Abstract :
[fr] Au départ d’une vignette de terrain décrivant une situation où je consulte l’avis d’une fille de 8 ans à l’époque (novembre 2015) sur ma manière de comprendre le partage et plus généralement les échanges entre enfants, ma communication s’articule autour de trois thèmes : la parole des enfants, la compréhension réciproque des activités des uns (enfants « enquêtés ») et de l’autre (adulte « enquêteur » aux casquettes multiples) et finalement les modalités de communication au sujet de ces activités. Par là j’entends discuter le dispositif de restitution tel qu’il se pratique tout au long du déroulement d’un terrain ethnographique.
Une dimension transversale de l’idée de restitution dans le cadre d’une enquête ethnographique est le fait de l’échange. Il s’agit notamment de la circulation d’idées entre l’ethnographe et ceux avec qui il travaille. Quand il en va d’enfants, se posent d’emblée les questions, à la fois éthiques et heuristiques, de leur parole et de leur aptitude à comprendre les paroles et actes du chercheur. La première est communément associée à des valeurs contradictoires. Bien précieux par son authenticité et sa fragilité, il est à protéger et à chérir. Mais d’autre part cette parole est associée à la labilité, à la fabulation, au mensonge ; à cet égard il faut s’en méfier. L’aptitude que les enfants ont à concevoir des idées et actes adultes (dont la complexe et technique démarche de « recherche anthropologique ») fait l’objet de soupçons : surtout petits, les enfants seraient inaptes à comprendre, ou alors il est nécessaire d’utiliser des détours et stratagèmes. Cette représentation rencontrée chez de nombreux adultes responsables dans l’entourage des enfants avec qui j’ai travaillé se retrouve aussi dans différents types de littératures « savantes » concernant les bambins et leur « éducation ». Dans la réalité de mon terrain, un des défis éprouvés surtout lors de mes premières démarches, a consisté à me faire comprendre des enfants, mais aussi et surtout à moi-même les comprendre. Cela a nécessité des adaptations de langage de part et d’autre, soutenues par la volonté de se comprendre — sans quoi les efforts d’adaptation eurent été vains. Et cette volonté de compréhension mutuelle a nécessité d’expliciter souvent des éléments qui, en situation de commerces relationnels « normaux » pour eux et moi, seraient restés tacites : des normes, la signification de codes non-verbaux, l’intérêt de certaines pratiques, la valeur de certaines idées, …

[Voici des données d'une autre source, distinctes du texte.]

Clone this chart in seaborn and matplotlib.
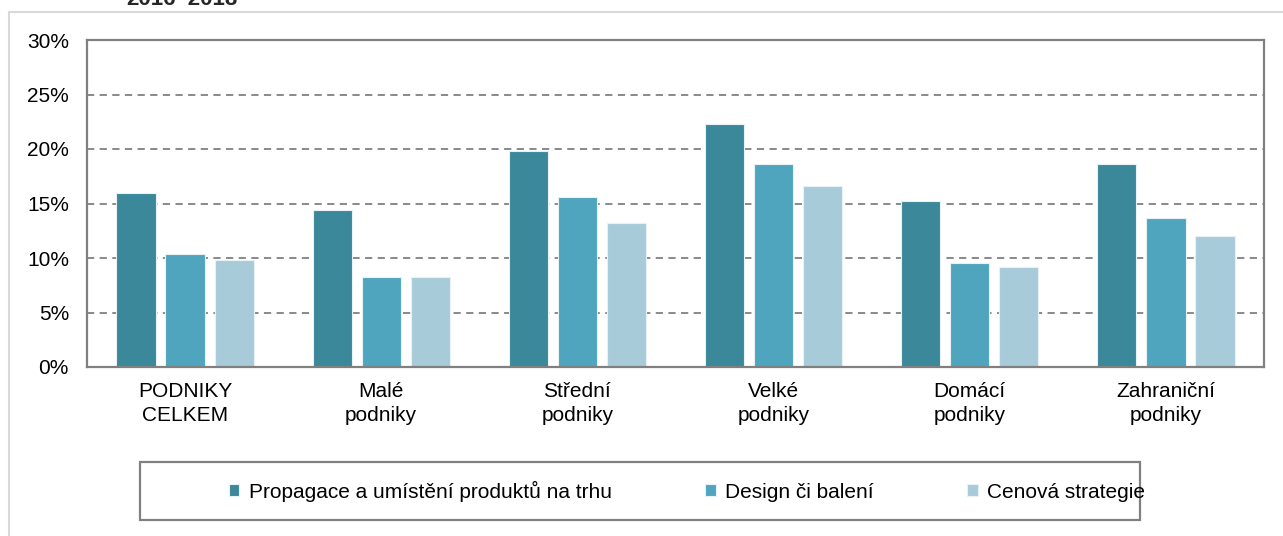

Finalement, réfléchir à des évènements apparemment anodins du terrain qui concernent la communication avec les enfants rappelle les enjeux fondamentaux de tout travail ethnographique, et reconduit à la question de la restitution qui advient en continu comme effort de traduction. Si en effet toute démarche ethnographique se fonde sur le projet de comprendre une réalité peu ou pas connue, et si sa finalité est bien celle de traduire cette réalité en des mots (parfois jargonnants) qui la révèlent sous un jour plus manifeste, la question est aussi de savoir : pour qui ? Et également : à quel(s) moment(s) ? La traduction n’advient pas uniquement pour la supposée communauté d’appartenance du chercheur à la fin de son travail d’écriture. Elle advient aussi pour le chercheur lui-même, tout au long de son terrain : par les « enquêtés » eux-mêmes, tandis qu’ils se racontent, et à leur destination, tandis que le chercheur d’une part tente de se raconter à son tour, et d’autre part confronte ses intuitions aux avis des enquêtés. Au sein de tels échanges, il y aura inévitablement des « malentendus », des « mensonges » ou « fabulations ». Il ne s’agit pas d’attributs essentiels de la parole et de la cognition de jeunes enfants. C’est le lot de toute communication (verbale) humaine, et c’est le lot de toute traduction.